Gypsies, Toads, And Evildoers

-This will be the most difficult blog I’ve ever had to write; not because I have nothing funny to talk about, not because I’ve joined the CIA and been sworn to secrecy, not because I lost all of my fingers in a terrible jungle gym accident, but because I have two of my fingers stuck in an ancient Chinese finger trap. Okay to be honest, it’s not ancient, I bought it yesterday, and it actually says “Made in Taiwan”, not China, but still.

-I’m a strong advocate of fairness; I believe that we should all suffer equally.

-Debriefing sounds like something you do just before you hop in the shower or just before having sex.

-I’d like to hope that reincarnation is completely impossible, that way I don’t have to worry about coming back into this world as a drink coaster. That’d pretty much suck balls.

-Nothing irks me more than someone ruining the ending of a good porn flick.

-I was stuck in an elevator once. We were only in there for about an hour, but after 15 minutes or so I broke the silence and suggested that we eat one of the other stranded passengers. Apparently there is a time limit on how long you have to wait until suggesting cannibalism is considered plausible and acceptable.

-I end all of my emails and letters with “Ps. I was naked when I wrote this.” regardless of if it’s true or not. No one really appreciates it more than my Business Law teacher when I send in my homework.

-Nothing says “I couldn’t care less about what you think of me” like a hat that says “Fuck you” really big on it.

-If you’re not spitting blood and teary eyed after brushing your teeth than you’re not doing it right.

-Everyone has hobbies. One of mine is collecting paper. I have them sorted into stacks by what’s on them and I store them in different locations throughout my house. I keep the ones with “$” on them in a big metal box in my closet, the pieces of paper with song lyrics on them are kept with my music collection, I throw the ones that say “bill” on them in my garbage can, and the ones with pictures of naked people on them are kept under my bed.

-I had a dream last night that I was trapped inside of a kaleidoscope with dozens of furry animals. Then, after I saw the pictures on my friends phone, I realized I had just gotten totally plastered at Chucky Cheese and couldn’t find my way out of the ball pit.

When The Cows Come Home To Roost

-I suffered four days of water torture, had most of my toenails removed, and was nearly electrocuted to death as the investigators just kept asking me the same question over and over again: Where’s Waldo?

-The one day of the year I go green is tomorrow: Saint Patrick’s Day. My clothes will be green, my beer will be green, and consequently, my pee will be green.

-I’d like to have a coat made out of the bath mat material; warm, soft, and mildew resistant.

-The year that doors were invented I bet masturbation went up at least 200%.

-If you’re blind you kind of have to be organized.

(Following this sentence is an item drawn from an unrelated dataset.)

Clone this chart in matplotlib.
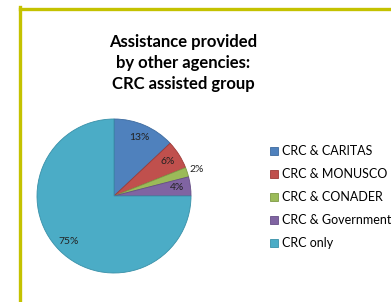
import matplotlib
matplotlib.use("Agg")
import matplotlib.pyplot as plt
from matplotlib.lines import Line2D
import numpy as np

categories = ["CRC & CARITAS", "CRC & MONUSCO", "CRC & CONADER", "CRC & Government", "CRC only"]
values = [13, 6, 2, 4, 75]
colors = ["#4F81BD", "#C0504D", "#9BBB59", "#8064A2", "#4BACC6"]
edges = ["#3C6A9E", "#9E3A37", "#7E9A45", "#664E86", "#3890A8"]
title_lines = ["Assistance provided", "by other agencies:", "CRC assisted group"]

plt.rcParams['font.family'] = ['Lato', 'DejaVu Sans']

W, H = 391, 302
fig = plt.figure(figsize=(W / 100, H / 100), dpi=100)
fig.patch.set_facecolor("white")

# border (left and top)
border = "#C4C200"
fig.add_artist(Line2D([19.5 / W, 19.5 / W], [0, 1 - 7 / H], color=border, lw=2.4,
                      transform=fig.transFigure, solid_capstyle='projecting'))
fig.add_artist(Line2D([19.5 / W, 1], [1 - 8.5 / H, 1 - 8.5 / H], color=border, lw=2.4,
                      transform=fig.transFigure, solid_capstyle='projecting'))

# title
fig.text(183 / W, 1 - 63 / H, "\n".join(title_lines), ha="center", va="center",
         fontsize=12, fontweight="bold", linespacing=1.35, color="#000000")

# pie
cx, cy, r = 114, 196, 77
ax = fig.add_axes([(cx - r) / W, (H - cy - r) / H, 2 * r / W, 2 * r / H])
wedges, texts, autotexts = ax.pie(values, colors=colors, startangle=90, counterclock=False,
                                  autopct=lambda p: f"{p:.0f}%", pctdistance=0.83,
                                  wedgeprops=dict(linewidth=0.6),
                                  textprops=dict(fontsize=7.5, color="#222222"))
for w, e in zip(wedges, edges):
    w.set_edgecolor(e)
    w.set_clip_on(False)
ax.set_xlim(-1, 1)
ax.set_ylim(-1, 1)
ax.set_aspect("auto")
ax.axis("off")

# move small-slice label outside
for w, t, v in zip(wedges, autotexts, values):
    if v <= 2:
        ang = np.deg2rad((w.theta1 + w.theta2) / 2)
        t.set_position((1.13 * np.cos(ang), 1.13 * np.sin(ang)))

leg = fig.legend(wedges, categories, loc="upper left",
                 bbox_to_anchor=(270 / W, 1 - 145 / H), frameon=False,
                 fontsize=9, handlelength=0.6, handleheight=0.6, handletextpad=0.4,
                 labelspacing=0.88, borderpad=0, borderaxespad=0)

fig.savefig("out.png", dpi=100, facecolor="white")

If you don’t put stuff back where it belongs your bowl of cereal could become a bowl of Cascade dish soap drizzled over a handful of bolts. Not to mention that you’ll be eating them out of your cats food bowl instead of your favorite Batman plastic bowl.

-”More fun than a barrel of monkeys.” I’m not sure if this expression refers to the plastic toy or a literal barrel of live monkeys. Honestly, neither sound like very much fun to me.

-It takes a whole lot of bad behavior to get kicked out of IHOP.

-In 207 BC, Chrysippus, a Greek philosopher, is believed to have died of laughter after watching his drunk donkey attempt to eat figs. Story of my life.

-Which do you think came first; the giant q-tip people fight with on American Gladiators or the q-tip we use to clean our ears?

-It should be a rule that anytime you tell your significant other that you are going to take a shower that it be taken as an open invitation to join.

-During the reign of Elizabeth I, there was a tax put on men’s beards. I’m not sure if the tax was measured by number of hairs, length of hair, or overall weight of the beard, but I’m sure Gillette would love a tax like that today.

-I don’t smoke, but I still complain with my friends about the rising price of tobacco products.

-Floral patterns have no place in my life.

-The problem with truth is its lack of elaborate embellishment.

-I’ll make all of your dreams come true for the small monthly fee of $29.95!